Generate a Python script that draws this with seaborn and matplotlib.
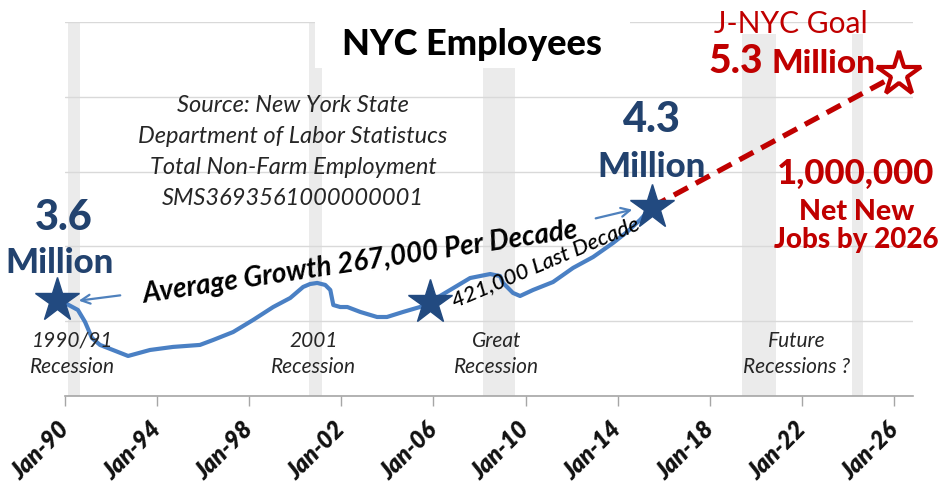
import numpy as np
import pandas as pd
import seaborn as sns
import matplotlib.pyplot as plt
from matplotlib.patches import Rectangle

# NYC total non-farm employment (millions)
years = [1990.0, 1990.56, 1990.87, 1991.17, 1991.52, 1992.08, 1992.74, 1993.69, 1994.69, 1995.86,
         1996.43, 1997.30, 1998.17, 1999.04, 1999.78, 2000.34, 2000.64, 2000.95, 2001.30, 2001.52,
         2001.65, 2001.95, 2002.26, 2002.82, 2003.55, 2003.98, 2004.68, 2005.41, 2005.85, 2006.72,
         2007.59, 2008.46, 2008.89, 2009.02, 2009.45, 2009.76, 2010.32, 2011.19, 2012.06, 2012.93,
         2013.80, 2014.40, 2014.97, 2015.49]
employment = [3.577, 3.525, 3.435, 3.314, 3.262, 3.224, 3.179, 3.224, 3.247, 3.262,
              3.299, 3.359, 3.450, 3.547, 3.615, 3.698, 3.720, 3.728, 3.713, 3.675,
              3.562, 3.547, 3.547, 3.510, 3.472, 3.472, 3.510, 3.547, 3.585, 3.675,
              3.765, 3.795, 3.780, 3.728, 3.653, 3.630, 3.675, 3.735, 3.841, 3.923,
              4.029, 4.111, 4.202, 4.299]

# milestone stars and the J-NYC goal path
star_years = [1989.65, 2005.85, 2015.49]
star_values = [3.6, 3.585, 4.3]
goal_years = [2015.49, 2026.2]
goal_values = [4.3, 5.3]

# recession shading (start, end)
recessions = [(1990.13, 1990.65), (2000.59, 2001.16), (2008.15, 2009.54)]
future_recessions = [(2019.40, 2020.87), (2024.17, 2024.65)]

tick_years = list(range(1990, 2027, 4))
tick_labels = ["Jan-%02d" % (y % 100) for y in tick_years]

W, H = 941, 484
NAVY = "#22426e"
STAR = "#224a80"
BLUE = "#4a80c4"
RED = "#c00000"


def px(x, y):
    """pixel position (from top-left) -> figure fraction"""
    return (x / W, 1 - y / H)


sns.set_theme(style="white")
plt.rcParams["font.family"] = ["Lato", "DejaVu Sans"]

fig = plt.figure(figsize=(W / 100, H / 100), dpi=100)
ax = fig.add_axes([65 / W, (H - 396) / H, (913 - 65) / W, (396 - 22) / H])

for a, b in recessions:
    ax.axvspan(a, b, color="#ebebeb", lw=0, zorder=0)
for a, b in future_recessions:
    ax.axvspan(a, b, ymin=-0.004, ymax=0.968, color="#ebebeb", lw=0, zorder=0)

df = pd.DataFrame({"year": years, "jobs": employment})
sns.lineplot(data=df, x="year", y="jobs", ax=ax, color=BLUE, lw=3.0, zorder=3)

ax.plot(goal_years, goal_values, color=RED, lw=3.8, ls=(0, (3, 1.7)),
        dash_capstyle="butt", zorder=3)
ax.plot(star_years, star_values, ls="none", marker="*", ms=33, color=STAR,
        mec=STAR, zorder=5, clip_on=False)
ax.plot(goal_years[-1:], goal_values[-1:], ls="none", marker="*", ms=33,
        mfc="white", mec=RED, mew=3.0, zorder=5, clip_on=False)

ax.set_xlim(1990, 2026.82)
ax.set_ylim(2.878, 5.69)
ax.set_yticks(np.linspace(2.878, 5.69, 6))
ax.set_yticklabels([])
ax.grid(axis="y", color="#d9d9d9", lw=1)
ax.set_axisbelow(True)
ax.set_xlabel("")
ax.set_ylabel("")
for s in ["top", "right", "left"]:
    ax.spines[s].set_visible(False)
ax.spines["bottom"].set_color("#a6a6a6")
ax.spines["bottom"].set_linewidth(1.2)

ax.set_xticks(tick_years)
ax.set_xticklabels(tick_labels, rotation=45, ha="right", va="center",
                   rotation_mode="anchor", fontsize=17, fontweight="heavy",
                   fontstyle="italic", color="#111111")
ax.tick_params(axis="x", bottom=True, direction="out", length=7.5, width=1,
               color="#a6a6a6", pad=14)
ax.tick_params(axis="y", left=False)

# white box behind the title
fig.add_artist(Rectangle(px(315, 68), 315 / W, 68 / H, transform=fig.transFigure,
                         facecolor="white", edgecolor="none", zorder=3))
fig.text(*px(472, 55), "NYC Employees", ha="center", va="baseline",
         fontsize=26, fontweight="black", color="black", zorder=4)

source = ["Source: New York State", "Department of Labor Statistucs",
          "Total Non-Farm Employment", "SMS3693561000000001"]
for i, line in enumerate(source):
    fig.text(*px(293, 112 + 31 * i), line, ha="center", va="baseline",
             fontsize=17, fontstyle="italic", color="#262626", zorder=4)

# recession labels
rec_text = [(73, "1990/91", "Recession"), (314, "2001", "Recession"),
            (497, "Great", "Recession"), (797, "Future", "Recessions ?")]
for x, l1, l2 in rec_text:
    fig.text(*px(x, 347), l1, ha="center", va="baseline", fontsize=15,
             fontstyle="italic", color="#262626", zorder=4)
    fig.text(*px(x, 373), l2, ha="center", va="baseline", fontsize=15,
             fontstyle="italic", color="#262626", zorder=4)

# milestone labels
fig.text(*px(64, 230), "3.6", ha="center", va="baseline", fontsize=30,
         fontweight="black", color=NAVY, zorder=4)
fig.text(*px(60, 273), "Million", ha="center", va="baseline", fontsize=25,
         fontweight="black", color=NAVY, zorder=4)
fig.text(*px(652, 132), "4.3", ha="center", va="baseline", fontsize=30,
         fontweight="black", color=NAVY, zorder=4)
fig.text(*px(652, 177), "Million", ha="center", va="baseline", fontsize=25,
         fontweight="black", color=NAVY, zorder=4)

fig.text(*px(791, 33), "J-NYC Goal", ha="center", va="baseline", fontsize=21.5,
         color=RED, zorder=4)
fig.text(*px(736, 73), "5.3", ha="center", va="baseline", fontsize=28,
         fontweight="black", color=RED, zorder=4)
fig.text(*px(824, 73), "Million", ha="center", va="baseline", fontsize=24,
         fontweight="black", color=RED, zorder=4)
fig.text(*px(856, 184), "1,000,000", ha="center", va="baseline", fontsize=25,
         fontweight="black", color=RED, zorder=4)
fig.text(*px(857, 220), "Net New", ha="center", va="baseline", fontsize=20.5,
         fontweight="black", color=RED, zorder=4)
fig.text(*px(856, 248), "Jobs by 2026", ha="center", va="baseline", fontsize=20,
         fontweight="black", color=RED, zorder=4)

# growth annotations
fig.text(*px(360, 263), "Average Growth 267,000 Per Decade", ha="center",
         va="center", rotation=8.5, rotation_mode="anchor", fontsize=20,
         fontweight="bold", fontstyle="italic", color="black", zorder=4)
fig.text(*px(546, 262), "421,000 Last Decade", ha="center", va="center",
         rotation=23, rotation_mode="anchor", fontsize=16,
         fontstyle="italic", fontweight="medium", color="black", zorder=4)

arrow = dict(arrowstyle="->", color="#4f81bd", lw=1.6, mutation_scale=16)
ax.annotate("", xy=px(76, 301), xytext=px(123, 295), xycoords="figure fraction",
            textcoords="figure fraction", arrowprops=arrow, zorder=6)
ax.annotate("", xy=px(635, 209), xytext=px(593, 219), xycoords="figure fraction",
            textcoords="figure fraction", arrowprops=arrow, zorder=6)

fig.savefig("out.png", dpi=100)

→ **Problem requirements**: The pictures should not be reproduced; quote all of the other material exactly.

→ **Output for this exercise**:
Generate a Python script that draws this with seaborn and matplotlib.
import numpy as np
import pandas as pd
import seaborn as sns
import matplotlib.pyplot as plt
from matplotlib.patches import Rectangle

# NYC total non-farm employment (millions)
years = [1990.0, 1990.56, 1990.87, 1991.17, 1991.52, 1992.08, 1992.74, 1993.69, 1994.69, 1995.86,
         1996.43, 1997.30, 1998.17, 1999.04, 1999.78, 2000.34, 2000.64, 2000.95, 2001.30, 2001.52,
         2001.65, 2001.95, 2002.26, 2002.82, 2003.55, 2003.98, 2004.68, 2005.41, 2005.85, 2006.72,
         2007.59, 2008.46, 2008.89, 2009.02, 2009.45, 2009.76, 2010.32, 2011.19, 2012.06, 2012.93,
         2013.80, 2014.40, 2014.97, 2015.49]
employment = [3.577, 3.525, 3.435, 3.314, 3.262, 3.224, 3.179, 3.224, 3.247, 3.262,
              3.299, 3.359, 3.450, 3.547, 3.615, 3.698, 3.720, 3.728, 3.713, 3.675,
              3.562, 3.547, 3.547, 3.510, 3.472, 3.472, 3.510, 3.547, 3.585, 3.675,
              3.765, 3.795, 3.780, 3.728, 3.653, 3.630, 3.675, 3.735, 3.841, 3.923,
              4.029, 4.111, 4.202, 4.299]

# milestone stars and the J-NYC goal path
star_years = [1989.65, 2005.85, 2015.49]
star_values = [3.6, 3.585, 4.3]
goal_years = [2015.49, 2026.2]
goal_values = [4.3, 5.3]

# recession shading (start, end)
recessions = [(1990.13, 1990.65), (2000.59, 2001.16), (2008.15, 2009.54)]
future_recessions = [(2019.40, 2020.87), (2024.17, 2024.65)]

tick_years = list(range(1990, 2027, 4))
tick_labels = ["Jan-%02d" % (y % 100) for y in tick_years]

W, H = 941, 484
NAVY = "#22426e"
STAR = "#224a80"
BLUE = "#4a80c4"
RED = "#c00000"


def px(x, y):
    """pixel position (from top-left) -> figure fraction"""
    return (x / W, 1 - y / H)


sns.set_theme(style="white")
plt.rcParams["font.family"] = ["Lato", "DejaVu Sans"]

fig = plt.figure(figsize=(W / 100, H / 100), dpi=100)
ax = fig.add_axes([65 / W, (H - 396) / H, (913 - 65) / W, (396 - 22) / H])

for a, b in recessions:
    ax.axvspan(a, b, color="#ebebeb", lw=0, zorder=0)
for a, b in future_recessions:
    ax.axvspan(a, b, ymin=-0.004, ymax=0.968, color="#ebebeb", lw=0, zorder=0)

df = pd.DataFrame({"year": years, "jobs": employment})
sns.lineplot(data=df, x="year", y="jobs", ax=ax, color=BLUE, lw=3.0, zorder=3)

ax.plot(goal_years, goal_values, color=RED, lw=3.8, ls=(0, (3, 1.7)),
        dash_capstyle="butt", zorder=3)
ax.plot(star_years, star_values, ls="none", marker="*", ms=33, color=STAR,
        mec=STAR, zorder=5, clip_on=False)
ax.plot(goal_years[-1:], goal_values[-1:], ls="none", marker="*", ms=33,
        mfc="white", mec=RED, mew=3.0, zorder=5, clip_on=False)

ax.set_xlim(1990, 2026.82)
ax.set_ylim(2.878, 5.69)
ax.set_yticks(np.linspace(2.878, 5.69, 6))
ax.set_yticklabels([])
ax.grid(axis="y", color="#d9d9d9", lw=1)
ax.set_axisbelow(True)
ax.set_xlabel("")
ax.set_ylabel("")
for s in ["top", "right", "left"]:
    ax.spines[s].set_visible(False)
ax.spines["bottom"].set_color("#a6a6a6")
ax.spines["bottom"].set_linewidth(1.2)

ax.set_xticks(tick_years)
ax.set_xticklabels(tick_labels, rotation=45, ha="right", va="center",
                   rotation_mode="anchor", fontsize=17, fontweight="heavy",
                   fontstyle="italic", color="#111111")
ax.tick_params(axis="x", bottom=True, direction="out", length=7.5, width=1,
               color="#a6a6a6", pad=14)
ax.tick_params(axis="y", left=False)

# white box behind the title
fig.add_artist(Rectangle(px(315, 68), 315 / W, 68 / H, transform=fig.transFigure,
                         facecolor="white", edgecolor="none", zorder=3))
fig.text(*px(472, 55), "NYC Employees", ha="center", va="baseline",
         fontsize=26, fontweight="black", color="black", zorder=4)

source = ["Source: New York State", "Department of Labor Statistucs",
          "Total Non-Farm Employment", "SMS3693561000000001"]
for i, line in enumerate(source):
    fig.text(*px(293, 112 + 31 * i), line, ha="center", va="baseline",
             fontsize=17, fontstyle="italic", color="#262626", zorder=4)

# recession labels
rec_text = [(73, "1990/91", "Recession"), (314, "2001", "Recession"),
            (497, "Great", "Recession"), (797, "Future", "Recessions ?")]
for x, l1, l2 in rec_text:
    fig.text(*px(x, 347), l1, ha="center", va="baseline", fontsize=15,
             fontstyle="italic", color="#262626", zorder=4)
    fig.text(*px(x, 373), l2, ha="center", va="baseline", fontsize=15,
             fontstyle="italic", color="#262626", zorder=4)

# milestone labels
fig.text(*px(64, 230), "3.6", ha="center", va="baseline", fontsize=30,
         fontweight="black", color=NAVY, zorder=4)
fig.text(*px(60, 273), "Million", ha="center", va="baseline", fontsize=25,
         fontweight="black", color=NAVY, zorder=4)
fig.text(*px(652, 132), "4.3", ha="center", va="baseline", fontsize=30,
         fontweight="black", color=NAVY, zorder=4)
fig.text(*px(652, 177), "Million", ha="center", va="baseline", fontsize=25,
         fontweight="black", color=NAVY, zorder=4)

fig.text(*px(791, 33), "J-NYC Goal", ha="center", va="baseline", fontsize=21.5,
         color=RED, zorder=4)
fig.text(*px(736, 73), "5.3", ha="center", va="baseline", fontsize=28,
         fontweight="black", color=RED, zorder=4)
fig.text(*px(824, 73), "Million", ha="center", va="baseline", fontsize=24,
         fontweight="black", color=RED, zorder=4)
fig.text(*px(856, 184), "1,000,000", ha="center", va="baseline", fontsize=25,
         fontweight="black", color=RED, zorder=4)
fig.text(*px(857, 220), "Net New", ha="center", va="baseline", fontsize=20.5,
         fontweight="black", color=RED, zorder=4)
fig.text(*px(856, 248), "Jobs by 2026", ha="center", va="baseline", fontsize=20,
         fontweight="black", color=RED, zorder=4)

# growth annotations
fig.text(*px(360, 263), "Average Growth 267,000 Per Decade", ha="center",
         va="center", rotation=8.5, rotation_mode="anchor", fontsize=20,
         fontweight="bold", fontstyle="italic", color="black", zorder=4)
fig.text(*px(546, 262), "421,000 Last Decade", ha="center", va="center",
         rotation=23, rotation_mode="anchor", fontsize=16,
         fontstyle="italic", fontweight="medium", color="black", zorder=4)

arrow = dict(arrowstyle="->", color="#4f81bd", lw=1.6, mutation_scale=16)
ax.annotate("", xy=px(76, 301), xytext=px(123, 295), xycoords="figure fraction",
            textcoords="figure fraction", arrowprops=arrow, zorder=6)
ax.annotate("", xy=px(635, 209), xytext=px(593, 219), xycoords="figure fraction",
            textcoords="figure fraction", arrowprops=arrow, zorder=6)

fig.savefig("out.png", dpi=100)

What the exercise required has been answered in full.